One of the little known facts about the weather, at least among those not following meteorology is that the most deadly weather events are not hurricanes, or tornadoes, or droughts, but heat waves.*
It appears that Phoenix, Arizona is having a surge of deaths associated with increased temperatures:
Scorching pavement blisters uncovered skin. Pus oozes from burned feet and bacteria-teeming wounds fester under sweat-soaked bandages for people living on the street.
They might be the lucky ones.
Relentless heat led to 645 deaths last year in Maricopa County, the most ever documented in Arizona. The soaring number of heat mortalities — a 1,000 percent increase over 10 years — comes as temperatures reach new highs amid exploding eviction rates in the Phoenix area, leading to a collision of homelessness and record-setting heat waves.

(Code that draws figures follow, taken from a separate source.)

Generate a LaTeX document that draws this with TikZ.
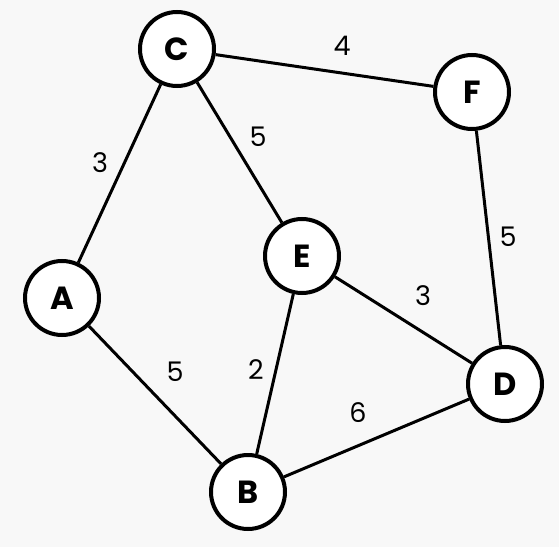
\documentclass[tikz,border=0pt]{standalone}
\usepackage{fontspec}
\setmainfont{Poppins}
\begin{document}
\begin{tikzpicture}[x=1pt,y=1pt,
  vertex/.style={circle,draw=black,line width=4pt,fill=white,minimum size=74pt,inner sep=0pt,font=\fontsize{32}{32}\selectfont\bfseries},
  edge/.style={line width=3pt},
  wlabel/.style={font=\fontsize{27}{27}\selectfont}]
\definecolor{bg}{RGB}{248,248,248}
\fill[bg] (0,0) rectangle (559,547);
\useasboundingbox (0,0) rectangle (559,547);
\node[vertex] (C) at (177,498) {C};
\node[vertex] (F) at (472,455) {F};
\node[vertex] (E) at (302,291) {E};
\node[vertex] (A) at (62,249) {A};
\node[vertex] (D) at (505,163) {D};
\node[vertex] (B) at (248,55) {B};
\draw[edge] (C) -- (F);
\draw[edge] (C) -- (A);
\draw[edge] (C) -- (E);
\draw[edge] (F) -- (D);
\draw[edge] (E) -- (D);
\draw[edge] (E) -- (B);
\draw[edge] (A) -- (B);
\draw[edge] (B) -- (D);
\node[wlabel] (l1) at (342,501) {4};
\node[wlabel] (l2) at (100,384) {3};
\node[wlabel] (l3) at (258,410) {5};
\node[wlabel] (l4) at (508,310) {5};
\node[wlabel] (l5) at (423,251) {3};
\node[wlabel] (l6) at (175,175) {5};
\node[wlabel] (l7) at (256,177) {2};
\node[wlabel] (l8) at (358,134) {6};
\end{tikzpicture}
\end{document}
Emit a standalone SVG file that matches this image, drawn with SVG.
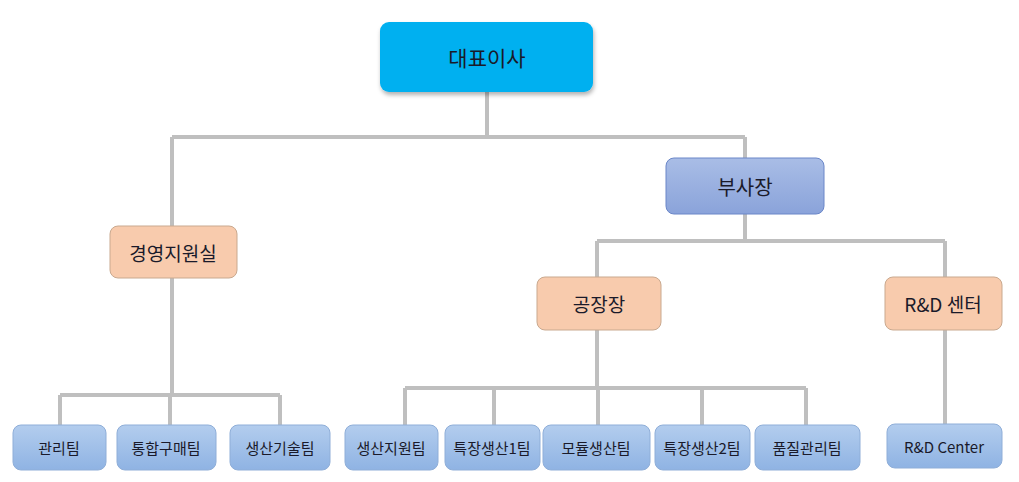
<svg xmlns="http://www.w3.org/2000/svg" width="1019" height="482" viewBox="0 0 1019 482">
<defs>
<linearGradient id="gb" x1="0" y1="0" x2="0" y2="1"><stop offset="0" stop-color="#a9bde6"/><stop offset="1" stop-color="#8aa3da"/></linearGradient>
<linearGradient id="gl" x1="0" y1="0" x2="0" y2="1"><stop offset="0" stop-color="#b3cdee"/><stop offset="1" stop-color="#8fb3e3"/></linearGradient>
<filter id="sh" x="-10%" y="-10%" width="130%" height="140%"><feDropShadow dx="1" dy="3" stdDeviation="2" flood-color="#000" flood-opacity="0.3"/></filter>
</defs>
<style>
text{font-family:"Noto Sans CJK KR","Noto Sans",sans-serif;text-anchor:middle;dominant-baseline:central;fill:#1a1a2a}
.c{stroke:#bfbfbf;stroke-width:4;fill:none}
.p{fill:#f8cbad;stroke:#c9a98f;stroke-width:1}
.l{fill:url(#gl);stroke:#8faed8;stroke-width:1}
.s{font-size:15px}
</style>
<rect width="1019" height="482" fill="#fff"/>
<g id="connectors" class="c">
<path d="M487 92V137M172 137H745M172 137V226M745 137V158"/>
<path d="M745 214V241M597 241H945M597 241V277M945 241V277"/>
<path d="M172 278V395M60 395H280M60 395V425M170 395V425M280 395V425"/>
<path d="M597 330V388M405 388H806M405 388V425M494 388V425M598 388V425M702 388V425M806 388V425"/>
<path d="M945 330V424"/>
</g>
<g id="ceo"><rect x="380" y="22" width="213" height="70" rx="9" fill="#00b0f0" filter="url(#sh)"/><text x="487" y="57" font-size="21">대표이사</text></g>
<g id="vp"><rect x="666" y="158" width="158" height="56" rx="8" fill="url(#gb)" stroke="#6a86c8"/><text x="745" y="186" font-size="20">부사장</text></g>
<g id="mgmt"><rect class="p" x="110" y="226" width="127" height="52" rx="8"/><text x="173" y="252" font-size="19">경영지원실</text></g>
<g id="plant"><rect class="p" x="537" y="277" width="124" height="53" rx="8"/><text x="599" y="303" font-size="19">공장장</text></g>
<g id="rnd"><rect class="p" x="885" y="277" width="117" height="53" rx="8"/><text x="943" y="303" font-size="19">R&amp;D 센터</text></g>
<g id="t1"><rect class="l" x="13" y="425" width="93" height="45" rx="8"/><text class="s" x="59" y="447">관리팀</text></g>
<g id="t2"><rect class="l" x="117" y="425" width="99" height="45" rx="8"/><text class="s" x="166" y="447">통합구매팀</text></g>
<g id="t3"><rect class="l" x="230" y="425" width="100" height="45" rx="8"/><text class="s" x="280" y="447">생산기술팀</text></g>
<g id="t4"><rect class="l" x="345" y="425" width="93" height="45" rx="8"/><text class="s" x="391" y="447">생산지원팀</text></g>
<g id="t5"><rect class="l" x="445" y="425" width="95" height="45" rx="8"/><text class="s" x="492" y="447">특장생산1팀</text></g>
<g id="t6"><rect class="l" x="543" y="425" width="107" height="45" rx="8"/><text class="s" x="596" y="447">모듈생산팀</text></g>
<g id="t7"><rect class="l" x="655" y="425" width="95" height="45" rx="8"/><text class="s" x="702" y="447">특장생산2팀</text></g>
<g id="t8"><rect class="l" x="755" y="425" width="105" height="45" rx="8"/><text class="s" x="807" y="447">품질관리팀</text></g>
<g id="t9"><rect class="l" x="887" y="424" width="115" height="44" rx="8"/><text class="s" x="944" y="446">R&amp;D Center</text></g>
</svg>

The crisis has left local officials searching for answers in a region that regularly relies on churches more than the government to save people’s lives by offering them a cool place to hide from the desert air.
Almost half of the victims last year were homeless — 290 people. Twenty died at bus stops, others were in tents, and an unrecorded number of people were found on the pavement, prone as if on a baking stone. More than 250 other people — the elderly, ill and unlucky — died in uncooled homes, on bikes or just going for a walk.
I have always believed that Phoenix was an unlivable hell-hole, with its acres of concrete, lack of shade, and car driven city layout, but it appears that climate change is turning my metaphorical statement into reality.